A growing number of banks are moving some electronic bill payment operations in-house.

The number making the move is still small, but it indicates a turn in the way most banks have approached the complex bill payment business. More than 350 have outsourced it to Checkfree Corp.; others have signed on with providers such as Princeton Telecom and the former Travelers Express operation now owned by M&I Data Services.

The few banks that have begun executing at least some bill payments in- house are seeking a wide range of benefits, such as more control over payment data and processing alternatives, lower costs, and closer relationships with customers.

"This brings us leverage and flexibility in the future," said Paal Kaperdal, vice president of on-line banking at BB&T Corp., Winston-Salem, N.C.

By the end of this quarter, BB&T expects to send payments generated by its on-line banking customers through software it is installing from Intelidata Technologies Corp. Other vendors that offer such software include Corillian Corp. and Edify Corp.

Such software takes advantage of a curiosity of outsourced bill payment processing. Frequently, banks route payments intended for their large corporate clients, and even for themselves, to outside providers.

"Globally, institutions issue 40% to 50% of all bills," said Richard J. Bell, senior analyst at Tower Group. Banks, he said, issue monthly bills for credit card, mortgage, and car loans, and "some portion of the payments that banks receive will be payable to them."

With the proper software, banks can process these "on-us" payments. They can then route more difficult payments, such as those intended for noncustomers, to outside providers.

"Most banks doing in-house processing today are not trying to be full providers," said Timothy Ruhe, vice president of marketing at Herndon, Va.- based Intelidata. The company has four banks, including Bank One and First Union, using its bill payment warehouse software. "They're trying to get control of that on-us portion."

The economic benefit of doing so is compelling.
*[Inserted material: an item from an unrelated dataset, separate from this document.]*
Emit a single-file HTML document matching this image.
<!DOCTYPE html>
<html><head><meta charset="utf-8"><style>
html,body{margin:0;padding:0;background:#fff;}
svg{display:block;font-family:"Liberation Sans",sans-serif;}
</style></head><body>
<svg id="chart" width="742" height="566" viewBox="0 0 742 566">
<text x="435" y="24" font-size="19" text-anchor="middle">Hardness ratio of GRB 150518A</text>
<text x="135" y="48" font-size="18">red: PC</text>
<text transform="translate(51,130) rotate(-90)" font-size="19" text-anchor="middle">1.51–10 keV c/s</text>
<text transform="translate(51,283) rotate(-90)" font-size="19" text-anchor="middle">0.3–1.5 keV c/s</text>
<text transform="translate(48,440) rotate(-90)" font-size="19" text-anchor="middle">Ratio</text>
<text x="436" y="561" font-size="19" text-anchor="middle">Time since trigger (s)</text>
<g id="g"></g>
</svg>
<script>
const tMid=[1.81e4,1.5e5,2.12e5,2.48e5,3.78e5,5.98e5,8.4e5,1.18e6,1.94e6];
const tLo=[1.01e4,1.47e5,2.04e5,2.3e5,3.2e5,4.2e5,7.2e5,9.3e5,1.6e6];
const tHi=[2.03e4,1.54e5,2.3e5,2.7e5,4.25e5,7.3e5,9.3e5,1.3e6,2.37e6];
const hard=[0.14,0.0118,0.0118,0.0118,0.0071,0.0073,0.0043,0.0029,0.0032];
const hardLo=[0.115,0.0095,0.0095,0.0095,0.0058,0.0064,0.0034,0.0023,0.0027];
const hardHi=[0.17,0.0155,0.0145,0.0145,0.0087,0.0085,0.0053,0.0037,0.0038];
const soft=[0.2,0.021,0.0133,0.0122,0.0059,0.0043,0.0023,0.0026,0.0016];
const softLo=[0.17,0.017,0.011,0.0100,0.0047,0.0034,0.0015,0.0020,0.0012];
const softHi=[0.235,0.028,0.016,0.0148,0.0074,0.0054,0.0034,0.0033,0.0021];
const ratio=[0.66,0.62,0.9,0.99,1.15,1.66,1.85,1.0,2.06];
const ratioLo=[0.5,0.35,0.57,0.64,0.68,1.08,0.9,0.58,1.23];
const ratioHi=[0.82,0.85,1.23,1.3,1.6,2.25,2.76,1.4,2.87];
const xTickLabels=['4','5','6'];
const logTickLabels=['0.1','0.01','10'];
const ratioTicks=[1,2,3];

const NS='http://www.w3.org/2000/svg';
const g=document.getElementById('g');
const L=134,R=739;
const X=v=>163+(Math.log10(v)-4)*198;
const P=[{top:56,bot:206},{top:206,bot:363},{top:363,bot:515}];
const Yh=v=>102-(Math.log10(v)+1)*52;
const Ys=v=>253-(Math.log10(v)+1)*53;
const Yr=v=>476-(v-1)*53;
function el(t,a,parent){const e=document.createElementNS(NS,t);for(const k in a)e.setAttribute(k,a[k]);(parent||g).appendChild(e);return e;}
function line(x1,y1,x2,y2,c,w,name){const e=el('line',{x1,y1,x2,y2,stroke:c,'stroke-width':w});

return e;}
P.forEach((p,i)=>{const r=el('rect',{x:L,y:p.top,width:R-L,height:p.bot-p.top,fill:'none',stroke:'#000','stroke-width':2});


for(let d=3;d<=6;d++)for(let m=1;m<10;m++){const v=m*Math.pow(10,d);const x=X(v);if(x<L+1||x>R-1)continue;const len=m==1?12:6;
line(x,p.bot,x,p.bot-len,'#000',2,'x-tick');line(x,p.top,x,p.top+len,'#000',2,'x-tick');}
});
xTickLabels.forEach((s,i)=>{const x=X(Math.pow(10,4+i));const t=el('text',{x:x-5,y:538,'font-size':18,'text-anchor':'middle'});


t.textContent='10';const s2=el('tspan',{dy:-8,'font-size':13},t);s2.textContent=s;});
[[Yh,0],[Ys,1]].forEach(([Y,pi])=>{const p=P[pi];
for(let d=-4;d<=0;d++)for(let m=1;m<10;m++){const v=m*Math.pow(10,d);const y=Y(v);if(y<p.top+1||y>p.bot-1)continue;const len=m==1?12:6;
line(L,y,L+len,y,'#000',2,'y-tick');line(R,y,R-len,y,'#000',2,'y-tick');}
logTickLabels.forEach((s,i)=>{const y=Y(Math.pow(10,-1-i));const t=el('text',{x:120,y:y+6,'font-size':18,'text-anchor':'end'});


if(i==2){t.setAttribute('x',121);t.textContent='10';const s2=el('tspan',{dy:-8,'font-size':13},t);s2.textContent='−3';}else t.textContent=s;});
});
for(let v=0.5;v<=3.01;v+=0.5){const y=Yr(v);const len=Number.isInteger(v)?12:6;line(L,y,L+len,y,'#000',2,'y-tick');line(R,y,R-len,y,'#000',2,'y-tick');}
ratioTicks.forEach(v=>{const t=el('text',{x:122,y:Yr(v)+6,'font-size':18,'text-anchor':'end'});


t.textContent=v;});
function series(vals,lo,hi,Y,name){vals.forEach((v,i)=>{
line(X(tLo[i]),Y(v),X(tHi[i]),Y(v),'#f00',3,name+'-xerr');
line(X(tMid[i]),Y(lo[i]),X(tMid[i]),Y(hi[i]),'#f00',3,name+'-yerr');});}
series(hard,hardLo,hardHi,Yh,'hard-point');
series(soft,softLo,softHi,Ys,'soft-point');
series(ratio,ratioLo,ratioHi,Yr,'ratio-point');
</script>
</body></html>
Banks pay processors from 20 cents to $1 for each bill payment, Mr. Bell said. The cost rises as paper checks are generated to render payments. Banks could pay as little as half a cent for a fully electronic on-us payment.

"Institutions can do a lot to change the economics" of bill payment, Mr. Bell said.

Even more important than the economics, bankers say, are the control and flexibility they can gain with in-house processing.

"Being able to strip out on-us payments is a nice benefit," said Paul Ayres, vice president and manager of on-line services at KeyCorp, which installed the Intelidata software in 1995. "We're principally interested in controlling the customer experience."

Mr. Ayres called the in-house capability "absolutely critical" to KeyCorp's ability to make real-time updates of accounts, including bill payments, available through any delivery channel.

Real-time updates have become a central theme of KeyCorp's consumer marketing. The bank has run campaigns on-line and in print in Cleveland, Denver, and Seattle touting the "instant access" and up-to-date information it offers, regardless of whether consumers bank through automated tellers, by telephone, on-line, or in branches.

As the keeper of all data related to bill payments, KeyCorp is the contact point for customer service and problem resolution.

"Our remittance processor, Checkfree, acting on our instruction, investigates any biller issues. They never talk to our customers," Mr. Ayres said.

Banks can use the bill-payment information in their data bases to cross- sell other products, said William A. Soward, vice president of business development at Edify in Santa Clara, Calif.

Over time, he added, banks could "differentiate themselves on the payment side." Customers, for example, could instruct banks to deduct payments from different accounts, such as debit cards, investments, or credit cards.

Two of Edify's 100 customers, $1 billion-asset Busey Bank of Illinois, and the Internet-based Net.Bank, are piloting the company's bill payment software.

Three of Corillian's eight customers-Hibernia Bank, M&T Bank, and SunTrust Bank-are signed on to pilot the Beaverton, Ore.-based company's bill payment software.

Mr. Soward said bill presentment companies are requiring banks to route the associated payments through their processing systems. As bill presentment increases, banks must manage an increasing number of back-end payment relationships, he said.

"The job of the payment warehouse is also to manage all these instructions according to the back-end requirements. Banks are in a position to control payment processing decisions and negotiate the best deals."

Mr. Kaperdal of BB&T said, "We feel it's important to have all our payers and payments set up so we determine the appropriate routing."

Payments that BB&T does not handle internally will go through Princeton Telecom, though the bank may switch later to the Visa ePay system depending on volumes, Mr. Kaperdal said, adding, "We want to decide what payments go where."